··· Information shown

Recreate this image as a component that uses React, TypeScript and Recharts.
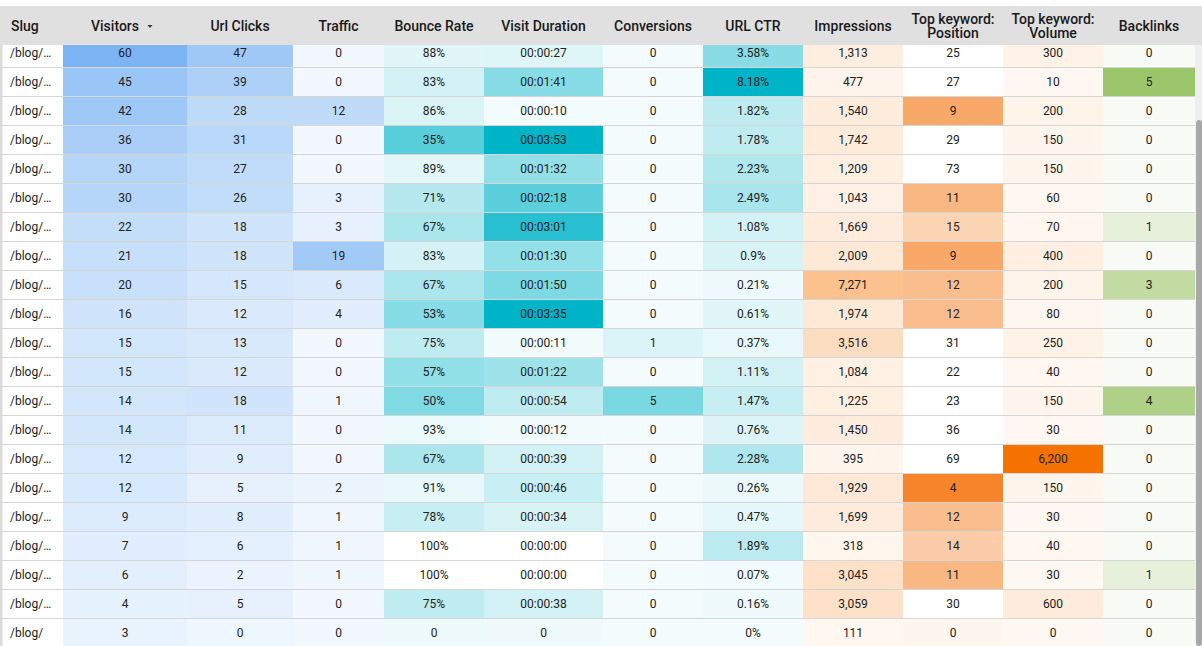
import React from 'react';
import { ScatterChart, Scatter, XAxis, YAxis } from 'recharts';

// ---------- data ----------
const slugs = [
  '/blog/…', '/blog/…', '/blog/…', '/blog/…', '/blog/…', '/blog/…', '/blog/…',
  '/blog/…', '/blog/…', '/blog/…', '/blog/…', '/blog/…', '/blog/…', '/blog/…',
  '/blog/…', '/blog/…', '/blog/…', '/blog/…', '/blog/…', '/blog/…', '/blog/',
];
const visitors = [60, 45, 42, 36, 30, 30, 22, 21, 20, 16, 15, 15, 14, 14, 12, 12, 9, 7, 6, 4, 3];
const urlClicks = [47, 39, 28, 31, 27, 26, 18, 18, 15, 12, 13, 12, 18, 11, 9, 5, 8, 6, 2, 5, 0];
const traffic = [0, 0, 12, 0, 0, 3, 3, 19, 6, 4, 0, 0, 1, 0, 0, 2, 1, 1, 1, 0, 0];
const bounceRate: (number | null)[] = [88, 83, 86, 35, 89, 71, 67, 83, 67, 53, 75, 57, 50, 93, 67, 91, 78, 100, 100, 75, null];
const visitDurationSec: (number | null)[] = [27, 101, 10, 233, 92, 138, 181, 90, 110, 215, 11, 82, 54, 12, 39, 46, 34, 0, 0, 38, null];
const conversions = [0, 0, 0, 0, 0, 0, 0, 0, 0, 0, 1, 0, 5, 0, 0, 0, 0, 0, 0, 0, 0];
const urlCtr = [3.58, 8.18, 1.82, 1.78, 2.23, 2.49, 1.08, 0.9, 0.21, 0.61, 0.37, 1.11, 1.47, 0.76, 2.28, 0.26, 0.47, 1.89, 0.07, 0.16, 0];
const impressions = [1313, 477, 1540, 1742, 1209, 1043, 1669, 2009, 7271, 1974, 3516, 1084, 1225, 1450, 395, 1929, 1699, 318, 3045, 3059, 111];
const kwPosition: (number | null)[] = [25, 27, 9, 29, 73, 11, 15, 9, 12, 12, 31, 22, 23, 36, 69, 4, 12, 14, 11, 30, null];
const kwVolume = [300, 10, 200, 150, 150, 60, 70, 400, 200, 80, 250, 40, 150, 30, 6200, 150, 30, 40, 30, 600, 0];
const backlinks = [0, 5, 0, 0, 0, 0, 1, 0, 3, 0, 0, 0, 4, 0, 0, 0, 0, 0, 1, 0, 0];

const headers: string[][] = [
  ['Slug'], ['Visitors'], ['Url Clicks'], ['Traffic'], ['Bounce Rate'], ['Visit Duration'],
  ['Conversions'], ['URL CTR'], ['Impressions'], ['Top keyword:', 'Position'], ['Top keyword:', 'Volume'], ['Backlinks'],
];

// ---------- layout / style ----------
const COL_EDGES = [0, 63, 187, 293, 384, 484, 603, 703, 803, 903, 1003, 1103, 1195];
const COL_CENTERS = COL_EDGES.slice(0, -1).map((e, i) => (e + COL_EDGES[i + 1]) / 2);
const FONT = 'Roboto, "Noto Sans", sans-serif';

const hex = (h: string) => [1, 3, 5].map((i) => parseInt(h.slice(i, i + 2), 16));
const mix = (a: string, b: string, t: number) => {
  const tt = Math.max(0, Math.min(1, t));
  const A = hex(a), B = hex(b);
  return 'rgb(' + A.map((v, i) => Math.round(v + (B[i] - v) * tt)).join(',') + ')';
};
const BLUE = '#7cb4f4', TEAL = '#00b4c8', ORANGE = '#f57200', ORANGE2 = '#f5842a', GREEN = '#9cc66c';

const pad = (n: number) => String(n).padStart(2, '0');
const fmtDur = (s: number | null) => (s === null ? '0' : `${pad(Math.floor(s / 3600))}:${pad(Math.floor((s % 3600) / 60))}:${pad(s % 60)}`);
const fmtInt = (v: number | null) => (v === null ? '0' : v.toLocaleString('en-US'));

type Col = { values: (number | string | null)[]; fmt: (v: any) => string; color: (v: any) => string };
const columns: Col[] = [
  { values: slugs, fmt: (v) => v, color: () => '#ffffff' },
  { values: visitors, fmt: fmtInt, color: (v) => mix('#eef6fe', BLUE, v / 60) },
  { values: urlClicks, fmt: fmtInt, color: (v) => mix('#eef6fe', BLUE, v / 68) },
  { values: traffic, fmt: fmtInt, color: (v) => mix('#f3f8fe', BLUE, v / 28) },
  { values: bounceRate, fmt: (v) => (v === null ? '0' : v + '%'), color: (v) => (v === null ? '#eefafb' : mix('#ffffff', TEAL, (100 - v) / 100)) },
  { values: visitDurationSec, fmt: fmtDur, color: (v) => (v === null ? '#f0fafc' : mix('#ffffff', TEAL, v / 215)) },
  { values: conversions, fmt: fmtInt, color: (v) => mix('#f3fbfc', TEAL, v / 10) },
  { values: urlCtr, fmt: (v) => String(v) + '%', color: (v) => mix('#f3fbfc', TEAL, v / 8.18) },
  { values: impressions, fmt: fmtInt, color: (v) => mix('#fff8f2', ORANGE, v / 17700) },
  { values: kwPosition, fmt: fmtInt, color: (v) => (v === null ? '#fdf6ef' : mix('#ffffff', ORANGE2, (21 - v) / 17)) },
  { values: kwVolume, fmt: fmtInt, color: (v) => mix('#fff8f2', ORANGE, v / 6200) },
  { values: backlinks, fmt: fmtInt, color: (v) => mix('#f8faf5', GREEN, v / 5) },
];

const seriesData = columns.map((c, j) =>
  c.values.map((v, i) => ({ x: COL_CENTERS[j], y: i, label: c.fmt(v), fill: c.color(v) }))
);

const ROW_H = 29;

const makeShape = (j: number) => (props: any) => {
  const { cx, cy, payload } = props;
  const w = COL_EDGES[j + 1] - COL_EDGES[j];
  const left = cx - w / 2;
  return (
    <g>
      <rect x={left} y={cy - ROW_H / 2} width={w} height={ROW_H} fill={payload.fill} />
      {j === 0 && <rect x={left} y={cy - ROW_H / 2} width={2.5} height={ROW_H} fill="#dadada" />}
      <rect x={left} y={cy + ROW_H / 2 - 1} width={w} height={1} fill="#d6d6d6" />
      <text
        x={j === 0 ? left + 10 : cx}
        y={cy - 0.5}
        textAnchor={j === 0 ? 'start' : 'middle'}
        dominantBaseline="central"
        fontFamily={FONT}
        fontSize={12}
        fill="#222222"
      >
        {payload.label}
      </text>
    </g>
  );
};

const HeaderTick = (props: any) => {
  const { x, payload } = props;
  const i = COL_CENTERS.indexOf(payload.value);
  if (i < 0) return null;
  const w = COL_EDGES[i + 1] - COL_EDGES[i];
  const left = x - w / 2;
  const lines = headers[i];
  const common = { fontFamily: FONT, fontSize: 14, fontWeight: 500, fill: '#1a1a1a', dominantBaseline: 'central' as const };
  return (
    <g>
      <rect x={left} y={6} width={w} height={39} fill="#e0e0e0" />
      {i === 0 ? (
        <text x={left + 11} y={26} textAnchor="start" {...common}>{lines[0]}</text>
      ) : i === 1 ? (
        <g>
          <text x={x - 10} y={26} textAnchor="middle" {...common}>{lines[0]}</text>
          <path d={`M${x + 22.5},25 L${x + 27.5},25 L${x + 25},28 Z`} fill="#333" />
        </g>
      ) : lines.length === 1 ? (
        <text x={x} y={26} textAnchor="middle" {...common}>{lines[0]}</text>
      ) : (
        <g>
          <text x={x} y={19} textAnchor="middle" {...common}>{lines[0]}</text>
          <text x={x} y={33} textAnchor="middle" {...common}>{lines[1]}</text>
        </g>
      )}
    </g>
  );
};

export default function App() {
  return (
    <div style={{ position: 'absolute', left: 0, top: 0, width: 1202, height: 646, overflow: 'hidden', background: '#fff' }}>
      <ScatterChart width={1202} height={646} margin={{ top: 0, right: 7, bottom: 0, left: 0 }}>
        <XAxis
          type="number"
          dataKey="x"
          domain={[0, 1195]}
          allowDataOverflow
          orientation="top"
          height={45}
          ticks={COL_CENTERS}
          interval={0}
          tick={<HeaderTick />}
          axisLine={false}
          tickLine={false}
        />
        <YAxis
          type="number"
          dataKey="y"
          domain={[-8.5 / ROW_H, 592.5 / ROW_H]}
          allowDataOverflow
          reversed
          hide
          width={0}
        />
        {seriesData.map((d, j) => (
          <Scatter key={j} data={d} shape={makeShape(j)} isAnimationActive={false} />
        ))}
      </ScatterChart>
      <div style={{ position: 'absolute', left: 1195, top: 6, width: 7, height: 39, background: '#e0e0e0' }} />
      <div style={{ position: 'absolute', left: 1195, top: 45, width: 7, height: 601, background: '#efefef' }} />
      <div style={{ position: 'absolute', left: 1196, top: 120, width: 6, height: 526, background: '#a8a8a8', borderRadius: 3 }} />
    </div>
  );
}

······

Repeat the lines of the listing above verbatim, beginning at its first line and ending at the line containing "Scatter, XAxis, YAxis", which is included. Omit pictures.

- Response to this task
Recreate this image as a component that uses React, TypeScript and Recharts.
import React from 'react';
import { ScatterChart, Scatter, XAxis, YAxis } from 'recharts';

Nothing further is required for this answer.